# Supplied material:
Begin

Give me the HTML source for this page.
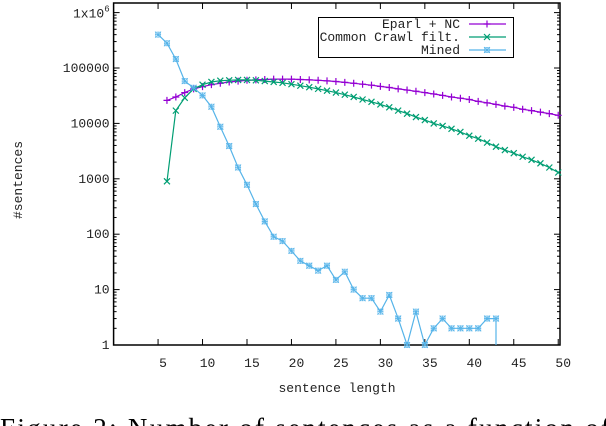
<!DOCTYPE html>
<html><head><meta charset="utf-8"><style>
html,body{margin:0;padding:0;background:#fff;width:606px;height:426px;overflow:hidden}
svg{display:block}
</style></head><body>
<svg id="c" width="606" height="426">
<text x="0" y="437" style="font-family:'Liberation Serif','DejaVu Serif',serif;font-size:27px" fill="#000" textLength="610" lengthAdjust="spacing">Figure 2:  Number of sentences as a function of</text>
</svg>
<script>
const xTicks=[5,10,15,20,25,30,35,40,45,50];
const yTicks=[1,10,100,1000,10000,100000];
const yTickLabels=["1","10","100","1000","10000","100000"];
const xs1=[6,7,8,9,10,11,12,13,14,15,16,17,18,19,20,21,22,23,24,25,26,27,28,29,30,31,32,33,34,35,36,37,38,39,40,41,42,43,44,45,46,47,48,49,50];
const eparl=[26000,30000,36000,42000,46000,50000,53000,56000,58000,60000,61000,62000,63000,63000,63000,62000,61000,60000,58500,57000,55000,53000,51000,49000,46500,44500,42000,40000,38000,36000,34000,32000,30000,28500,27000,25000,23500,22000,20500,19500,18000,17000,16000,15000,14000];
const crawl=[900,17000,29000,42000,50000,56000,59000,60000,61000,61000,60000,58000,56000,54000,51000,48000,45000,42000,39000,36000,33000,30000,27000,24500,22000,19500,17000,15000,13000,11500,10000,9000,8000,7000,6000,5300,4500,3800,3300,2900,2500,2200,1900,1600,1300];
const xsMined=[5,6,7,8,9,10,11,12,13,14,15,16,17,18,19,20,21,22,23,24,25,26,27,28,29,30,31,32,33,34,35,36,37,38,39,40,41,42,43];
const mined=[400000,280000,145000,58000,44000,32000,20000,8700,3900,1600,780,350,170,90,75,50,33,27,22,27,15,21,10,7,7,4,8,3,1,4,1,2,3,2,2,2,2,3,3];
const PL=113.6,PR=560,PT=3,PB=345,DEC=55.4;
const X=v=>PL+v*(PR-113.6)/50.2;
const Y=v=>PB-Math.log10(v)*DEC;
const svg=document.getElementById('c');
const NS='http://www.w3.org/2000/svg';
const MONO="'Liberation Mono','Courier New',Courier,monospace";
function mk(tag,attrs,parent){const e=document.createElementNS(NS,tag);for(const k in attrs)e.setAttribute(k,attrs[k]);(parent||svg).appendChild(e);return e;}
function txt(attrs,parent){attrs['font-family']=MONO;attrs['font-size']=13;attrs.fill='#222';return mk('text',attrs,parent);}
for(const v of xTicks){const x=X(v);
 const t=mk('line',{x1:x,x2:x,y1:PB,y2:PB-6,stroke:'#000'});
 
 
 const t2=mk('line',{x1:x,x2:x,y1:PT,y2:PT+6,stroke:'#000'});
 
 
 const l=txt({x:x+5,y:PB+22,'text-anchor':'middle'});l.textContent=v;
 
 }
for(let d=0;d<=6;d++){for(let m=1;m<10;m++){const v=Math.pow(10,d)*m;const y=Y(v);if(y<PT)continue;
 const len=m===1?6:3;
 const a=mk('line',{x1:PL,x2:PL+len,y1:y,y2:y,stroke:'#000'});
 
 
 const b=mk('line',{x1:PR-len,x2:PR,y1:y,y2:y,stroke:'#000'});
 
 }}
yTicks.forEach((v,i)=>{const l=txt({x:PL-4,y:Y(v)+4,'text-anchor':'end'});l.textContent=yTickLabels[i];
 
 });
const topLbl=txt({x:PL-4,y:Y(1e6)+5,'text-anchor':'end'});
const ts1=mk('tspan',{},topLbl);ts1.textContent='1x10';
const ts2=mk('tspan',{dy:-6,'font-size':9},topLbl);ts2.textContent='6';


const frame=mk('rect',{x:PL,y:PT,width:PR-PL,height:PB-PT,fill:'none',stroke:'#000','stroke-width':1.5});


const xl=txt({x:337,y:392,'text-anchor':'middle'});xl.textContent='sentence length';


const yl=txt({x:0,y:0,'text-anchor':'middle',transform:'translate(22,180) rotate(-90)'});yl.textContent='#sentences';


function marker(type,x,y,col,g){
 if(type==='+'){mk('path',{d:`M${x-3.5},${y}h7M${x},${y-3.5}v7`,stroke:col,'stroke-width':1.2},g);}
 else if(type==='x'){mk('path',{d:`M${x-3},${y-3}l6,6M${x-3},${y+3}l6,-6`,stroke:col,'stroke-width':1.2},g);}
 else{mk('path',{d:`M${x-3},${y-3}l6,6M${x-3},${y+3}l6,-6M${x-3},${y}h6M${x},${y-3}v6`,stroke:col,'stroke-width':0.8},g);mk('rect',{x:x-2.5,y:y-2.5,width:5,height:5,fill:'none',stroke:col,'stroke-width':0.8,opacity:0.7},g);}
}
function series(name,xs,ys,col,type,extra){
 const g=mk('g',{});
 
 
 let d=xs.map((x,i)=>(i?'L':'M')+X(x).toFixed(1)+','+Y(ys[i]).toFixed(1)).join('');
 if(extra)d+=extra;
 const p=mk('path',{d:d,fill:'none',stroke:col,'stroke-width':1.2},g);
 
 
 xs.forEach((x,i)=>marker(type,X(x),Y(ys[i]),col,g));
}
series('series-eparl-nc',xs1,eparl,'#9400d3','+');
series('series-common-crawl',xs1,crawl,'#009e73','x');
series('series-mined',xsMined,mined,'#56b4e9','*','V'+PB);
const lg=mk('g',{});


mk('rect',{x:318.5,y:17.5,width:195,height:40,fill:'#fff',stroke:'#000'},lg);
const ents=[['Eparl + NC','#9400d3','+',29],['Common Crawl filt.','#009e73','x',42],['Mined','#56b4e9','*',55]];
for(const [t,c,m,y] of ents){
 const e=mk('g',{},lg);
 
 
 const tx=txt({x:460,y:y-1,'text-anchor':'end'},e);tx.textContent=t;
 mk('line',{x1:469,x2:506,y1:y-5,y2:y-5,stroke:c,'stroke-width':1.2},e);
 marker(m,487,y-5,c,e);
}
</script>
</body></html>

End

# Request:
Reproduce the material word for word. Any pictures should be left out of the copy.

# Exercise answer:
Give me the HTML source for this page.
<!DOCTYPE html>
<html><head><meta charset="utf-8"><style>
html,body{margin:0;padding:0;background:#fff;width:606px;height:426px;overflow:hidden}
svg{display:block}
</style></head><body>
<svg id="c" width="606" height="426">
<text x="0" y="437" style="font-family:'Liberation Serif','DejaVu Serif',serif;font-size:27px" fill="#000" textLength="610" lengthAdjust="spacing">Figure 2:  Number of sentences as a function of</text>
</svg>
<script>
const xTicks=[5,10,15,20,25,30,35,40,45,50];
const yTicks=[1,10,100,1000,10000,100000];
const yTickLabels=["1","10","100","1000","10000","100000"];
const xs1=[6,7,8,9,10,11,12,13,14,15,16,17,18,19,20,21,22,23,24,25,26,27,28,29,30,31,32,33,34,35,36,37,38,39,40,41,42,43,44,45,46,47,48,49,50];
const eparl=[26000,30000,36000,42000,46000,50000,53000,56000,58000,60000,61000,62000,63000,63000,63000,62000,61000,60000,58500,57000,55000,53000,51000,49000,46500,44500,42000,40000,38000,36000,34000,32000,30000,28500,27000,25000,23500,22000,20500,19500,18000,17000,16000,15000,14000];
const crawl=[900,17000,29000,42000,50000,56000,59000,60000,61000,61000,60000,58000,56000,54000,51000,48000,45000,42000,39000,36000,33000,30000,27000,24500,22000,19500,17000,15000,13000,11500,10000,9000,8000,7000,6000,5300,4500,3800,3300,2900,2500,2200,1900,1600,1300];
const xsMined=[5,6,7,8,9,10,11,12,13,14,15,16,17,18,19,20,21,22,23,24,25,26,27,28,29,30,31,32,33,34,35,36,37,38,39,40,41,42,43];
const mined=[400000,280000,145000,58000,44000,32000,20000,8700,3900,1600,780,350,170,90,75,50,33,27,22,27,15,21,10,7,7,4,8,3,1,4,1,2,3,2,2,2,2,3,3];
const PL=113.6,PR=560,PT=3,PB=345,DEC=55.4;
const X=v=>PL+v*(PR-113.6)/50.2;
const Y=v=>PB-Math.log10(v)*DEC;
const svg=document.getElementById('c');
const NS='http://www.w3.org/2000/svg';
const MONO="'Liberation Mono','Courier New',Courier,monospace";
function mk(tag,attrs,parent){const e=document.createElementNS(NS,tag);for(const k in attrs)e.setAttribute(k,attrs[k]);(parent||svg).appendChild(e);return e;}
function txt(attrs,parent){attrs['font-family']=MONO;attrs['font-size']=13;attrs.fill='#222';return mk('text',attrs,parent);}
for(const v of xTicks){const x=X(v);
 const t=mk('line',{x1:x,x2:x,y1:PB,y2:PB-6,stroke:'#000'});
 
 
 const t2=mk('line',{x1:x,x2:x,y1:PT,y2:PT+6,stroke:'#000'});
 
 
 const l=txt({x:x+5,y:PB+22,'text-anchor':'middle'});l.textContent=v;
 
 }
for(let d=0;d<=6;d++){for(let m=1;m<10;m++){const v=Math.pow(10,d)*m;const y=Y(v);if(y<PT)continue;
 const len=m===1?6:3;
 const a=mk('line',{x1:PL,x2:PL+len,y1:y,y2:y,stroke:'#000'});
 
 
 const b=mk('line',{x1:PR-len,x2:PR,y1:y,y2:y,stroke:'#000'});
 
 }}
yTicks.forEach((v,i)=>{const l=txt({x:PL-4,y:Y(v)+4,'text-anchor':'end'});l.textContent=yTickLabels[i];
 
 });
const topLbl=txt({x:PL-4,y:Y(1e6)+5,'text-anchor':'end'});
const ts1=mk('tspan',{},topLbl);ts1.textContent='1x10';
const ts2=mk('tspan',{dy:-6,'font-size':9},topLbl);ts2.textContent='6';


const frame=mk('rect',{x:PL,y:PT,width:PR-PL,height:PB-PT,fill:'none',stroke:'#000','stroke-width':1.5});


const xl=txt({x:337,y:392,'text-anchor':'middle'});xl.textContent='sentence length';


const yl=txt({x:0,y:0,'text-anchor':'middle',transform:'translate(22,180) rotate(-90)'});yl.textContent='#sentences';


function marker(type,x,y,col,g){
 if(type==='+'){mk('path',{d:`M${x-3.5},${y}h7M${x},${y-3.5}v7`,stroke:col,'stroke-width':1.2},g);}
 else if(type==='x'){mk('path',{d:`M${x-3},${y-3}l6,6M${x-3},${y+3}l6,-6`,stroke:col,'stroke-width':1.2},g);}
 else{mk('path',{d:`M${x-3},${y-3}l6,6M${x-3},${y+3}l6,-6M${x-3},${y}h6M${x},${y-3}v6`,stroke:col,'stroke-width':0.8},g);mk('rect',{x:x-2.5,y:y-2.5,width:5,height:5,fill:'none',stroke:col,'stroke-width':0.8,opacity:0.7},g);}
}
function series(name,xs,ys,col,type,extra){
 const g=mk('g',{});
 
 
 let d=xs.map((x,i)=>(i?'L':'M')+X(x).toFixed(1)+','+Y(ys[i]).toFixed(1)).join('');
 if(extra)d+=extra;
 const p=mk('path',{d:d,fill:'none',stroke:col,'stroke-width':1.2},g);
 
 
 xs.forEach((x,i)=>marker(type,X(x),Y(ys[i]),col,g));
}
series('series-eparl-nc',xs1,eparl,'#9400d3','+');
series('series-common-crawl',xs1,crawl,'#009e73','x');
series('series-mined',xsMined,mined,'#56b4e9','*','V'+PB);
const lg=mk('g',{});


mk('rect',{x:318.5,y:17.5,width:195,height:40,fill:'#fff',stroke:'#000'},lg);
const ents=[['Eparl + NC','#9400d3','+',29],['Common Crawl filt.','#009e73','x',42],['Mined','#56b4e9','*',55]];
for(const [t,c,m,y] of ents){
 const e=mk('g',{},lg);
 
 
 const tx=txt({x:460,y:y-1,'text-anchor':'end'},e);tx.textContent=t;
 mk('line',{x1:469,x2:506,y1:y-5,y2:y-5,stroke:c,'stroke-width':1.2},e);
 marker(m,487,y-5,c,e);
}
</script>
</body></html>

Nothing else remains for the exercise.